**PROBLEM REQUIREMENTS**.
State how many lines in the records hold the word "this", giving the number and no other text.
• • • •
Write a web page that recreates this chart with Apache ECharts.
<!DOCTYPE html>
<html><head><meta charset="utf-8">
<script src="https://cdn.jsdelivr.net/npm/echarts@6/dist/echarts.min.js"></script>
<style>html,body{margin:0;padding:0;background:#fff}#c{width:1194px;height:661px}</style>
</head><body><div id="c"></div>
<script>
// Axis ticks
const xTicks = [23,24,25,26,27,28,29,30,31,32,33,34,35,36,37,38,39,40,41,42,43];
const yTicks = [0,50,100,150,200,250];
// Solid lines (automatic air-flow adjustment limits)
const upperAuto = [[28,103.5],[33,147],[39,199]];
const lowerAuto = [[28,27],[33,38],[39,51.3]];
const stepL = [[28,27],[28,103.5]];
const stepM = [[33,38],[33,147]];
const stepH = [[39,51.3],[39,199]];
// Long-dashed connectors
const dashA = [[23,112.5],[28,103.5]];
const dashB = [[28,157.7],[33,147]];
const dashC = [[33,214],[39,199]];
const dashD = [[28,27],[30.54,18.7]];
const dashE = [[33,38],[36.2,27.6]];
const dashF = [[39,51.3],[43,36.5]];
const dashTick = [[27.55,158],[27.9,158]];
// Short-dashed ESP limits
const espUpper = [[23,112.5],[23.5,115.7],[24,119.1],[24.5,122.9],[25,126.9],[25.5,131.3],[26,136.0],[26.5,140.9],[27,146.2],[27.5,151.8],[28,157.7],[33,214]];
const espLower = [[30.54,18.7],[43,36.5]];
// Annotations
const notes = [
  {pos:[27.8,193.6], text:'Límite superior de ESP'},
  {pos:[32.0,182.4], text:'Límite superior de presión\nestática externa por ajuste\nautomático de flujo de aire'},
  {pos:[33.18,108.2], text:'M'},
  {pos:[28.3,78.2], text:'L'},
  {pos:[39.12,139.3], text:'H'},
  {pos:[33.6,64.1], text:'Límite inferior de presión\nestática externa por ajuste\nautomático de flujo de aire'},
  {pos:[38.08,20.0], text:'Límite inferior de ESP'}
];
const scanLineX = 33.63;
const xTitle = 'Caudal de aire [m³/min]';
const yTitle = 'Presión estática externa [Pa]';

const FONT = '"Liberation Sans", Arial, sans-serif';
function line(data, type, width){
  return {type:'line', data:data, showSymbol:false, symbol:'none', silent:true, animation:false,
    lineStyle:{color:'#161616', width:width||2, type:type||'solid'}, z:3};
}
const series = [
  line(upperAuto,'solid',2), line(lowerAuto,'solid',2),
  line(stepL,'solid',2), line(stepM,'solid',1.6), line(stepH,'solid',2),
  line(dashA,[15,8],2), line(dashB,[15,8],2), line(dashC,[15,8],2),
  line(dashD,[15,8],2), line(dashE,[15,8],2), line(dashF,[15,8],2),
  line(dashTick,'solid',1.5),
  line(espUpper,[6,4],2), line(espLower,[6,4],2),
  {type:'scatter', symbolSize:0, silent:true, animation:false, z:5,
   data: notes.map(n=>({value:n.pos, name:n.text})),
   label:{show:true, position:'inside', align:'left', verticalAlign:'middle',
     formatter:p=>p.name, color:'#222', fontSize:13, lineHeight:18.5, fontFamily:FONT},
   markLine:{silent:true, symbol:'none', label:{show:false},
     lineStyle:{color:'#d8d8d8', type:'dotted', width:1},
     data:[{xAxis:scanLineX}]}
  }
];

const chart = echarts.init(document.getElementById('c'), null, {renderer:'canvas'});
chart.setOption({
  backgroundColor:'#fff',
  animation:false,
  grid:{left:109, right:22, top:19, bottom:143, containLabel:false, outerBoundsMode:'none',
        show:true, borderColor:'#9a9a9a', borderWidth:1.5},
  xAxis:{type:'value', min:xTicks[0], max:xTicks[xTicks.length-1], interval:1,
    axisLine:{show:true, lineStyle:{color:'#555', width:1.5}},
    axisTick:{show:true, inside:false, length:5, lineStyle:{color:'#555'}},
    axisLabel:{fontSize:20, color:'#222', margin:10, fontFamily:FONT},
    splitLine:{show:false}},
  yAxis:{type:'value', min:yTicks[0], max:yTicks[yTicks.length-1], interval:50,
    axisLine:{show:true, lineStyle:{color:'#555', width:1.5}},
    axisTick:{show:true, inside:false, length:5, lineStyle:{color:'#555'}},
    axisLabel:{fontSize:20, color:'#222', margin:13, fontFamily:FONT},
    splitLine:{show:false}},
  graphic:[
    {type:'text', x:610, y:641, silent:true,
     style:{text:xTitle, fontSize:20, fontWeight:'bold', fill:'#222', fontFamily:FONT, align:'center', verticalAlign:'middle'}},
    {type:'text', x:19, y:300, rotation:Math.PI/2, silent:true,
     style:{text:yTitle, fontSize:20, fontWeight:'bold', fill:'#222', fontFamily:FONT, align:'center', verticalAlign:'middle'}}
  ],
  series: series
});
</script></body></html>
• • • •
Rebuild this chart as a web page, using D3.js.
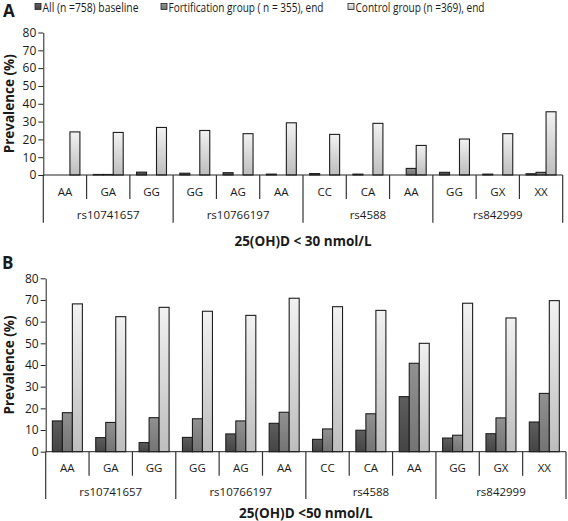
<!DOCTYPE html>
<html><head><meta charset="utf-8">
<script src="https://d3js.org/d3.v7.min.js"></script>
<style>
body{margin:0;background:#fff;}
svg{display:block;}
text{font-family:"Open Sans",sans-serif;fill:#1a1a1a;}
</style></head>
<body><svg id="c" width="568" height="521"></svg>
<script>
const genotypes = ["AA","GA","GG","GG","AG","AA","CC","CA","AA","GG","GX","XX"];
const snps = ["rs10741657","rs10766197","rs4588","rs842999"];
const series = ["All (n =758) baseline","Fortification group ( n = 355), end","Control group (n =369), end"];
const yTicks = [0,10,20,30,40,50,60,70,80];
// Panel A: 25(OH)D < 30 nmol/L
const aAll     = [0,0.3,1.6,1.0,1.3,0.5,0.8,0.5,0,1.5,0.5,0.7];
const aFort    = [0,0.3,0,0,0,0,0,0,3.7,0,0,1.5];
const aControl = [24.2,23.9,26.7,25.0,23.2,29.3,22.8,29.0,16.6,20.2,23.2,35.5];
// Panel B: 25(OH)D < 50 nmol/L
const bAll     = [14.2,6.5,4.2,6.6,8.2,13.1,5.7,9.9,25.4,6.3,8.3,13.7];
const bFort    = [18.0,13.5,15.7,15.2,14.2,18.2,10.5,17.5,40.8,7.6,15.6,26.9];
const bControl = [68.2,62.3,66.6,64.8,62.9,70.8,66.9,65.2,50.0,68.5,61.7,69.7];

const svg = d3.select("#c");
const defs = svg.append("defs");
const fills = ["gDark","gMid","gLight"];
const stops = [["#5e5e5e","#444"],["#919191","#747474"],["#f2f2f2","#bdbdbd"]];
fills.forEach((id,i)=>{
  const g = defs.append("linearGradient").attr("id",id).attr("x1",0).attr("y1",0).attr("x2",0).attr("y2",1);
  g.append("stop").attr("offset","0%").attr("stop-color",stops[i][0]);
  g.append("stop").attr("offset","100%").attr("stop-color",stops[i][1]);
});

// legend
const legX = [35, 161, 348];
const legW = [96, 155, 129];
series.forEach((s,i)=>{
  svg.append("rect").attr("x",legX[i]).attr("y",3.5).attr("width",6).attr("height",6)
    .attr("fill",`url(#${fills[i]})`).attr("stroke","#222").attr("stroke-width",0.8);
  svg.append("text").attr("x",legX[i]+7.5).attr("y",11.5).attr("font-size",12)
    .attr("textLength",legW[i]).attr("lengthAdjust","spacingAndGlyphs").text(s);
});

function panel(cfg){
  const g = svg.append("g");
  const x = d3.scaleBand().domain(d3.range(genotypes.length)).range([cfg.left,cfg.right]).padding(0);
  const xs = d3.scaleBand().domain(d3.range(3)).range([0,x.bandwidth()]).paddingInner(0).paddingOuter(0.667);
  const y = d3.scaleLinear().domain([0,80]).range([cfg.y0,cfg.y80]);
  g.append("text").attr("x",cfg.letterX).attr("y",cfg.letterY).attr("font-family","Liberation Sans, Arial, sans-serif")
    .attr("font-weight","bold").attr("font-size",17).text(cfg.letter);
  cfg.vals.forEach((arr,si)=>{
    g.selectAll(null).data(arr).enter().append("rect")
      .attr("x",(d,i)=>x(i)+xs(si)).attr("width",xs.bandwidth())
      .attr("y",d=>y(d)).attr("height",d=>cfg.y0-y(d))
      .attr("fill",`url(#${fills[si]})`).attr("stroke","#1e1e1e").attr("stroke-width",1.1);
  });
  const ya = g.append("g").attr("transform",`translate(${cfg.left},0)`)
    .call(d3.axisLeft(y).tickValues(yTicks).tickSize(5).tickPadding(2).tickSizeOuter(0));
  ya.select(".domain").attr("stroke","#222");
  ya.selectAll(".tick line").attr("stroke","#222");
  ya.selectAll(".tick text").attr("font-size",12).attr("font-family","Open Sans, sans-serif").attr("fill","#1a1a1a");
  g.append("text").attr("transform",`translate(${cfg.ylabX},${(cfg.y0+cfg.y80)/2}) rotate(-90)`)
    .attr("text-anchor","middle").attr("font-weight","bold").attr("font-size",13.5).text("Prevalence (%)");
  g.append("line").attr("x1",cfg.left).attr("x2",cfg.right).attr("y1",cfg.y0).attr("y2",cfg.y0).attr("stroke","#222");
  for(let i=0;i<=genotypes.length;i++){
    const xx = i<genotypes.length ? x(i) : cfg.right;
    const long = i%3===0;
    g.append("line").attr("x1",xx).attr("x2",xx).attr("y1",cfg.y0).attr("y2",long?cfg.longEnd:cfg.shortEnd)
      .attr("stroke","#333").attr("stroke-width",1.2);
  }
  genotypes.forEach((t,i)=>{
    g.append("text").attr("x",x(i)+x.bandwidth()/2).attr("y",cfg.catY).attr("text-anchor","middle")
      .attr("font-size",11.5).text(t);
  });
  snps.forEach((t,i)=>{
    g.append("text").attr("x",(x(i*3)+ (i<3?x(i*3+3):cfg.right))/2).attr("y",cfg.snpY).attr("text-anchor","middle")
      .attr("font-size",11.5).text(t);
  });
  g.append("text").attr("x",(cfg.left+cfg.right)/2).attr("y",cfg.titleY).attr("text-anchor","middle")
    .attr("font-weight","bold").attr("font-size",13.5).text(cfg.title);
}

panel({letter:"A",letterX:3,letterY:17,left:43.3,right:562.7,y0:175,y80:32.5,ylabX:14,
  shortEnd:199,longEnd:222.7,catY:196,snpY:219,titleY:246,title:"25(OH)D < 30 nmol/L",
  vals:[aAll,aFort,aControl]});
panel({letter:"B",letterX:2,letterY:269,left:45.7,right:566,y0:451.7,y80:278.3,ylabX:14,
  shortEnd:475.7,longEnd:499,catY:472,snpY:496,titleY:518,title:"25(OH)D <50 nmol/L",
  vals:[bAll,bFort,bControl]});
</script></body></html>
• • • •
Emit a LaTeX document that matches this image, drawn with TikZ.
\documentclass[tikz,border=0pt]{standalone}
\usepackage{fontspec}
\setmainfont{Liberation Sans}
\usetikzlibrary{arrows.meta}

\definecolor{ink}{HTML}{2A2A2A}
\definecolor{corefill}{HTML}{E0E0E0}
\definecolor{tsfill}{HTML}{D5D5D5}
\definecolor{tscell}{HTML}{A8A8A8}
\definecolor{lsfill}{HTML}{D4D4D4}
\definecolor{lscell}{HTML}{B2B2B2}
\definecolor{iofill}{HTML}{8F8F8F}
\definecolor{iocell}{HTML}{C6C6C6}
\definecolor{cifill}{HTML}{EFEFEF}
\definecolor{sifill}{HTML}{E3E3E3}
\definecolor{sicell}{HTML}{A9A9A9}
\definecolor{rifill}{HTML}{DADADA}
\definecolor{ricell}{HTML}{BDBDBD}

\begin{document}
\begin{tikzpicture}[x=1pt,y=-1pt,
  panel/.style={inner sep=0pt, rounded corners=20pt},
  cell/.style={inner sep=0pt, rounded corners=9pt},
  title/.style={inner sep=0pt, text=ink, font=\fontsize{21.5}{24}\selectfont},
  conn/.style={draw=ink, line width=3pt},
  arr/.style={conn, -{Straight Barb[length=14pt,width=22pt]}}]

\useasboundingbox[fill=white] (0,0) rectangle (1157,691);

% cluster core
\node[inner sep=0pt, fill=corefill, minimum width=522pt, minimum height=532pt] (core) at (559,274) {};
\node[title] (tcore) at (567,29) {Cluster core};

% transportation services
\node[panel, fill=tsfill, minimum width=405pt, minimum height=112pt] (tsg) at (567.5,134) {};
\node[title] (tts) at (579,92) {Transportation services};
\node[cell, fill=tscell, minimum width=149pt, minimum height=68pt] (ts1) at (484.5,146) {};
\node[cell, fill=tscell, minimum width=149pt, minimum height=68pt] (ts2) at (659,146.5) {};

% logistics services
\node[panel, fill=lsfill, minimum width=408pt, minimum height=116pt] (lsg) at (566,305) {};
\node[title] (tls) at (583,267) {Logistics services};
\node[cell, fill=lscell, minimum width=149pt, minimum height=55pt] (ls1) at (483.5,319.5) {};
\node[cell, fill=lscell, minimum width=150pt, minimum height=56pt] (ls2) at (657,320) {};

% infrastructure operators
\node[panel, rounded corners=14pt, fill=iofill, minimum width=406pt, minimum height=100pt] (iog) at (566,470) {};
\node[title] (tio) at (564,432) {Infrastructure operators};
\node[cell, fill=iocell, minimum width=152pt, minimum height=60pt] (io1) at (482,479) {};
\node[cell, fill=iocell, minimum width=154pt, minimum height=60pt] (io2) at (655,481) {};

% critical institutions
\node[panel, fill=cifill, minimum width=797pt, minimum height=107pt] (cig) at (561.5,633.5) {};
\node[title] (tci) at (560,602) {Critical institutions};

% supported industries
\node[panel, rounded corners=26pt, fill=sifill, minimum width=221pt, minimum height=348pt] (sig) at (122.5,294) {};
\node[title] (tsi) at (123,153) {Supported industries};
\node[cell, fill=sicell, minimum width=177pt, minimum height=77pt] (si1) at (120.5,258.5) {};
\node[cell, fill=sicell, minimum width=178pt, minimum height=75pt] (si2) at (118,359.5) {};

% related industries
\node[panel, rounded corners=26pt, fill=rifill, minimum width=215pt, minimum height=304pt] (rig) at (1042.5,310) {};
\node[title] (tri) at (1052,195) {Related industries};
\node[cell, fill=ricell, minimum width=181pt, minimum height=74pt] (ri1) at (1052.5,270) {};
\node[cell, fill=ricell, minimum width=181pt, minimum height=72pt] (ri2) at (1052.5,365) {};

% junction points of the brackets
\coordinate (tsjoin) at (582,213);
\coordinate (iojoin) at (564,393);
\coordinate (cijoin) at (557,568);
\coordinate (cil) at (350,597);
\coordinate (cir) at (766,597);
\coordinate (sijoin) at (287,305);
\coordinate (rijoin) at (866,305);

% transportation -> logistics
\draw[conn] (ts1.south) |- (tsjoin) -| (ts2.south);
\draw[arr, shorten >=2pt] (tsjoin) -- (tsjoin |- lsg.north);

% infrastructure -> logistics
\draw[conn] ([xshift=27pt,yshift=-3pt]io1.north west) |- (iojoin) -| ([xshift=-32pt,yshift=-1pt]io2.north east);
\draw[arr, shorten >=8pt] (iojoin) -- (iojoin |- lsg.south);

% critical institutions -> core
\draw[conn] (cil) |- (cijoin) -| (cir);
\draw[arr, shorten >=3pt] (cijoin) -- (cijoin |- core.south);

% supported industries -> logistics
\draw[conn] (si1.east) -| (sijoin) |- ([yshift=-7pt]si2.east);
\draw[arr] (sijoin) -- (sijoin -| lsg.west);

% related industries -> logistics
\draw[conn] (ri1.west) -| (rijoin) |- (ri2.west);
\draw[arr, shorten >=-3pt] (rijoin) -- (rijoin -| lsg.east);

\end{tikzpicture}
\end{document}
• • • •
**CORRECT OUTPUT**.
3